**Given information**

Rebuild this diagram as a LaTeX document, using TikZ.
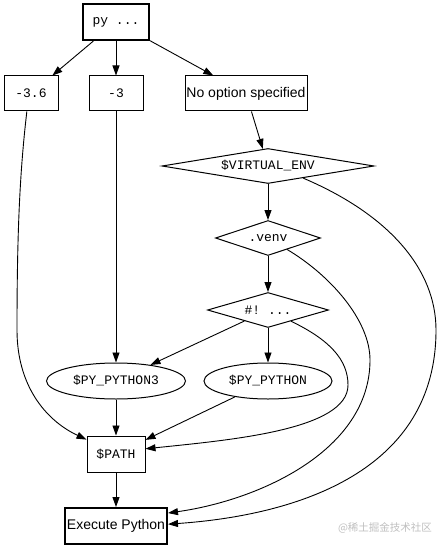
\documentclass[tikz,border=0pt]{standalone}
\usepackage{fontspec}
\setmainfont{Liberation Sans}
\setmonofont{Liberation Mono}
\newfontfamily\cjkfont{Noto Sans CJK SC}
\usetikzlibrary{shapes.geometric,arrows.meta}
\begin{document}
\begin{tikzpicture}[x=1pt,y=-1pt,
  every node/.style={inner sep=0pt, font=\fontsize{13}{15}\selectfont\ttfamily},
  box/.style={draw, line width=1pt, rectangle},
  thickbox/.style={draw, line width=2pt, rectangle},
  dia/.style={draw, line width=1pt, diamond, aspect=6},
  ell/.style={draw, line width=1pt, ellipse},
  sanslabel/.style={font=\fontsize{14}{16}\selectfont\rmfamily},
  edge/.style={draw, line width=0.9pt, -{Triangle[length=10pt,width=7pt]}}
]
\useasboundingbox (0,0) rectangle (440,548);
\node[thickbox, minimum width=66, minimum height=36] (py) at (116,22) {py ...};
\node[box, minimum width=54, minimum height=35] (m36) at (31,93.5) {-3.6};
\node[box, minimum width=54, minimum height=35] (m3) at (116,93.5) {-3};
\node[box, sanslabel, minimum width=122, minimum height=35] (nopt) at (246,93.5) {No option specified};
\node[dia, minimum width=212, minimum height=35] (ve) at (268,166) {\$VIRTUAL\_ENV};
\node[dia, minimum width=105, minimum height=35] (venv) at (268,238) {.venv};
\node[dia, minimum width=121, minimum height=35] (hash) at (268,310) {\#! ...};
\node[ell, minimum width=139, minimum height=36] (pyp3) at (116,381) {\$PY\_PYTHON3};
\node[ell, minimum width=128, minimum height=36] (pyp) at (268,381) {\$PY\_PYTHON};
\node[box, minimum width=58, minimum height=36] (path) at (116,454) {\$PATH};
\node[thickbox, sanslabel, minimum width=102, minimum height=36] (exec) at (116,526) {Execute Python};
\node[text=black!25, font=\fontsize{10.5}{12}\selectfont\cjkfont] (wm) at (385,528) {@稀土掘金技术社区};

\coordinate (a1) at (17,330);
\coordinate (a2) at (348,385);
\coordinate (a3) at (370,360);
\coordinate (a4) at (436,330);

\path[edge] (py) -- (m36);
\path[edge] (py) -- (m3);
\path[edge] (py) -- (nopt);
\path[edge] (nopt) -- (ve);
\path[edge] (ve) -- (venv);
\path[edge] (venv) -- (hash);
\path[edge] (hash) -- (pyp3);
\path[edge] (hash) -- (pyp);
\path[edge] (m3) -- (pyp3);
\path[edge] (pyp3) -- (path);
\path[edge] (pyp) -- (path);
\path[edge] (path) -- (exec);
\path[edge] (m36.-103) .. controls (20,170) and (17,230) .. (a1)
  .. controls (17,385) and (45,420) .. (path.154);
\path[edge] (hash.-26) .. controls (330,340) and (348,360) .. (a2)
  .. controls (348,430) and (230,440) .. (path.10);
\path[edge] (venv.-31) .. controls (330,275) and (370,320) .. (a3)
  .. controls (370,450) and (260,500) .. (exec.14);
\path[edge] (ve.-19) .. controls (390,215) and (436,270) .. (a4)
  .. controls (436,470) and (300,515) .. (exec.2);
\end{tikzpicture}
\end{document}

**Set task**
Omit every picture, then reproduce the rest of the listing exactly.

**Written answer**
Rebuild this diagram as a LaTeX document, using TikZ.
\documentclass[tikz,border=0pt]{standalone}
\usepackage{fontspec}
\setmainfont{Liberation Sans}
\setmonofont{Liberation Mono}
\newfontfamily\cjkfont{Noto Sans CJK SC}
\usetikzlibrary{shapes.geometric,arrows.meta}
\begin{document}
\begin{tikzpicture}[x=1pt,y=-1pt,
  every node/.style={inner sep=0pt, font=\fontsize{13}{15}\selectfont\ttfamily},
  box/.style={draw, line width=1pt, rectangle},
  thickbox/.style={draw, line width=2pt, rectangle},
  dia/.style={draw, line width=1pt, diamond, aspect=6},
  ell/.style={draw, line width=1pt, ellipse},
  sanslabel/.style={font=\fontsize{14}{16}\selectfont\rmfamily},
  edge/.style={draw, line width=0.9pt, -{Triangle[length=10pt,width=7pt]}}
]
\useasboundingbox (0,0) rectangle (440,548);
\node[thickbox, minimum width=66, minimum height=36] (py) at (116,22) {py ...};
\node[box, minimum width=54, minimum height=35] (m36) at (31,93.5) {-3.6};
\node[box, minimum width=54, minimum height=35] (m3) at (116,93.5) {-3};
\node[box, sanslabel, minimum width=122, minimum height=35] (nopt) at (246,93.5) {No option specified};
\node[dia, minimum width=212, minimum height=35] (ve) at (268,166) {\$VIRTUAL\_ENV};
\node[dia, minimum width=105, minimum height=35] (venv) at (268,238) {.venv};
\node[dia, minimum width=121, minimum height=35] (hash) at (268,310) {\#! ...};
\node[ell, minimum width=139, minimum height=36] (pyp3) at (116,381) {\$PY\_PYTHON3};
\node[ell, minimum width=128, minimum height=36] (pyp) at (268,381) {\$PY\_PYTHON};
\node[box, minimum width=58, minimum height=36] (path) at (116,454) {\$PATH};
\node[thickbox, sanslabel, minimum width=102, minimum height=36] (exec) at (116,526) {Execute Python};
\node[text=black!25, font=\fontsize{10.5}{12}\selectfont\cjkfont] (wm) at (385,528) {@稀土掘金技术社区};

\coordinate (a1) at (17,330);
\coordinate (a2) at (348,385);
\coordinate (a3) at (370,360);
\coordinate (a4) at (436,330);

\path[edge] (py) -- (m36);
\path[edge] (py) -- (m3);
\path[edge] (py) -- (nopt);
\path[edge] (nopt) -- (ve);
\path[edge] (ve) -- (venv);
\path[edge] (venv) -- (hash);
\path[edge] (hash) -- (pyp3);
\path[edge] (hash) -- (pyp);
\path[edge] (m3) -- (pyp3);
\path[edge] (pyp3) -- (path);
\path[edge] (pyp) -- (path);
\path[edge] (path) -- (exec);
\path[edge] (m36.-103) .. controls (20,170) and (17,230) .. (a1)
  .. controls (17,385) and (45,420) .. (path.154);
\path[edge] (hash.-26) .. controls (330,340) and (348,360) .. (a2)
  .. controls (348,430) and (230,440) .. (path.10);
\path[edge] (venv.-31) .. controls (330,275) and (370,320) .. (a3)
  .. controls (370,450) and (260,500) .. (exec.14);
\path[edge] (ve.-19) .. controls (390,215) and (436,270) .. (a4)
  .. controls (436,470) and (300,515) .. (exec.2);
\end{tikzpicture}
\end{document}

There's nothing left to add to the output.